Well, all is not lost! The rally will go on, because the organizers are relocating ALL of the events to spots OUTSIDE of the city limits. And the city of North Myrtle Beach is rolling out the red carpet to bikers, telling one and all that they and their loud pipes (and their dollars, of course) are more than welcome in their city. I have a feeling that Myrtle Beach's loss is going to be North Myrtle Beach's gain.
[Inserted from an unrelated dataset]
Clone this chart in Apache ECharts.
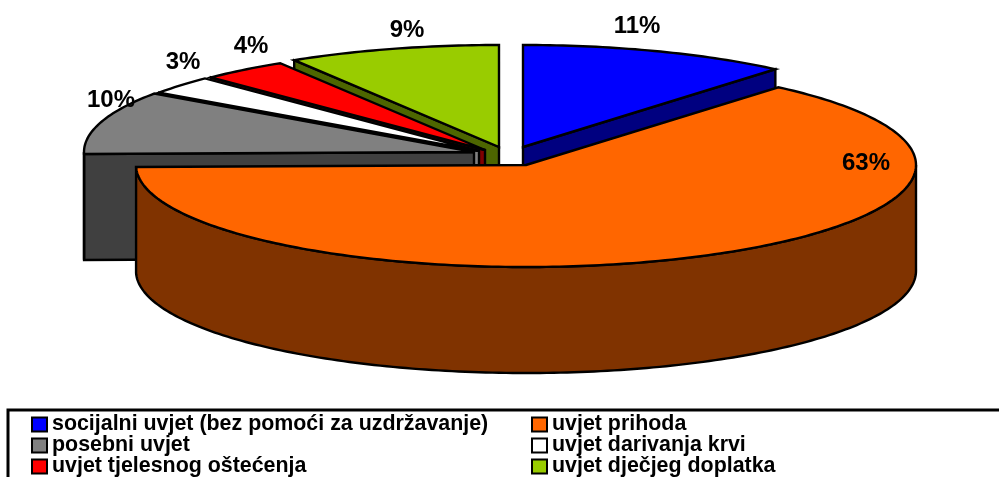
<!DOCTYPE html>
<html>
<head>
<meta charset="utf-8">
<style>html,body{margin:0;padding:0;background:#fff;overflow:hidden}#c{width:999px;height:477px}</style>
<script src="https://cdn.jsdelivr.net/npm/echarts@6/dist/echarts.min.js"></script>
</head>
<body>
<div id="c"></div>
<script>
// Data
var categories = ['socijalni uvjet (bez pomoći za uzdržavanje)','uvjet prihoda','posebni uvjet','uvjet darivanja krvi','uvjet tjelesnog oštećenja','uvjet dječjeg doplatka'];
var values = [11.2, 63.49, 10.01, 2.9, 3.6, 8.8];
// Styles
var topColors  = ['#0000ff','#ff6600','#808080','#ffffff','#ff0000','#99cc00'];
var sideColors = ['#000080','#803300','#404040','#808080','#800000','#4d6600'];
// Layout: exploded centre of each slice and its label position
var centreX = [523, 526, 474, 479, 485, 499];
var centreY = [147, 165, 152, 151, 150, 147];
var labelX  = [637, 866, 111, 183, 251, 407];
var labelY  = [26, 163, 100, 62, 46, 30];
var drawOrder = [5, 4, 3, 2, 0, 1];
var RX = 390, RY = 102, DEPTH = 106;

var total = values.reduce(function(a,b){return a+b;},0);
var starts = [], acc = 0;
values.forEach(function(v){ starts.push(acc/total*360); acc += v; });

function pt(cx, cy, deg){
  var r = deg*Math.PI/180;
  return [cx + RX*Math.sin(r), cy - RY*Math.cos(r)];
}
function arc(cx, cy, a, b){
  var pts = [], n = Math.max(2, Math.ceil(Math.abs(b-a)));
  for (var i=0;i<=n;i++) pts.push(pt(cx, cy, a+(b-a)*i/n));
  return pts;
}
function poly(points, fill, z2){
  return {type:'polygon', silent:true, z2:z2, shape:{points:points},
    style:{fill:fill, stroke:'#000', lineWidth:2.4, lineJoin:'miter'}};
}
function wall(p, q, fill, z2){
  return poly([p, q, [q[0], q[1]+DEPTH], [p[0], p[1]+DEPTH]], fill, z2);
}
function render(i){
  return function(params, api){
    var cx = centreX[i], cy = centreY[i];
    var a = starts[i], b = a + api.value(0)/total*360;
    var apex = [cx, cy], kids = [];
    // cut faces that look towards the viewer
    if (a > 180 && a < 360) kids.push(wall(apex, pt(cx,cy,a), sideColors[i], 1));
    if (b > 0 && b < 180) kids.push(wall(apex, pt(cx,cy,b), sideColors[i], 1));
    // outer rim (front half of the ellipse)
    var ra = Math.max(a, 90), rb = Math.min(b, 270);
    if (rb > ra){
      var upper = arc(cx, cy, ra, rb);
      var lower = upper.map(function(p){return [p[0], p[1]+DEPTH];}).reverse();
      kids.push(poly(upper.concat(lower), sideColors[i], 2));
    }
    // top face
    kids.push(poly([apex].concat(arc(cx, cy, a, b)), topColors[i], 3));
    // percentage label
    kids.push({type:'text', silent:true, z2:4, style:{
      x:labelX[i], y:labelY[i], text:Math.round(api.value(0))+'%',
      fill:'#000', font:'bold 24px "Liberation Sans", Arial, sans-serif',
      align:'center', verticalAlign:'middle'}});
    return {type:'group', children:kids};
  };
}
var series = drawOrder.map(function(i, k){
  return {type:'custom', name:categories[i], coordinateSystem:'none', z:2+k,
    animation:false, silent:true, clip:false,
    itemStyle:{color:topColors[i]},
    data:[{name:categories[i], value:[values[i]]}],
    encode:{value:0},
    renderItem:render(i)};
});
function legend(left, items){
  return {show:true, orient:'vertical', left:left, top:414, height:90, padding:0, itemGap:0,
    itemWidth:15, itemHeight:14, icon:'rect', selectedMode:false,
    data:items,
    itemStyle:{borderColor:'#000', borderWidth:2},
    textStyle:{color:'#000', fontFamily:'"Liberation Sans", Arial, sans-serif', fontWeight:'bold', fontSize:21.4}};
}
var chart = echarts.init(document.getElementById('c'), null, {renderer:'canvas'});
chart.setOption({
  animation:false,
  backgroundColor:'#fff',
  tooltip:{show:false},
  legend:[
    legend(31, [categories[0],categories[2],categories[4]]),
    legend(531, [categories[1],categories[3],categories[5]])
  ],
  graphic:[{type:'rect', silent:true, z:0, shape:{x:8, y:410, width:1100, height:120},
    style:{fill:'#fff', stroke:'#000', lineWidth:3}}],
  series:series
});
</script>
</body>
</html>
Once upon a time, Myrtle Beach was a nice little seaside town where bikers gathered to party and enjoy themselves twice a year, and it was these two rallies that helped bring Myrtle Beach the prominence - and the wealth - that it now has. But, of course, along with money comes attitude, and the attitude of the now-wealthy and self-proclaimed "blue blood" of MB have decided that they no longer want the crowds of drunken, slovenly, loud bikers in their fair city.

Okay, no problem. We'll just toddle on down the road to your sister city and spend our money there instead. No sweat.

I have a feeling that about three or four years from now, the nice folks in Myrtle Beach are going to be sitting around asking themselves, "What in the hell were we thinking?"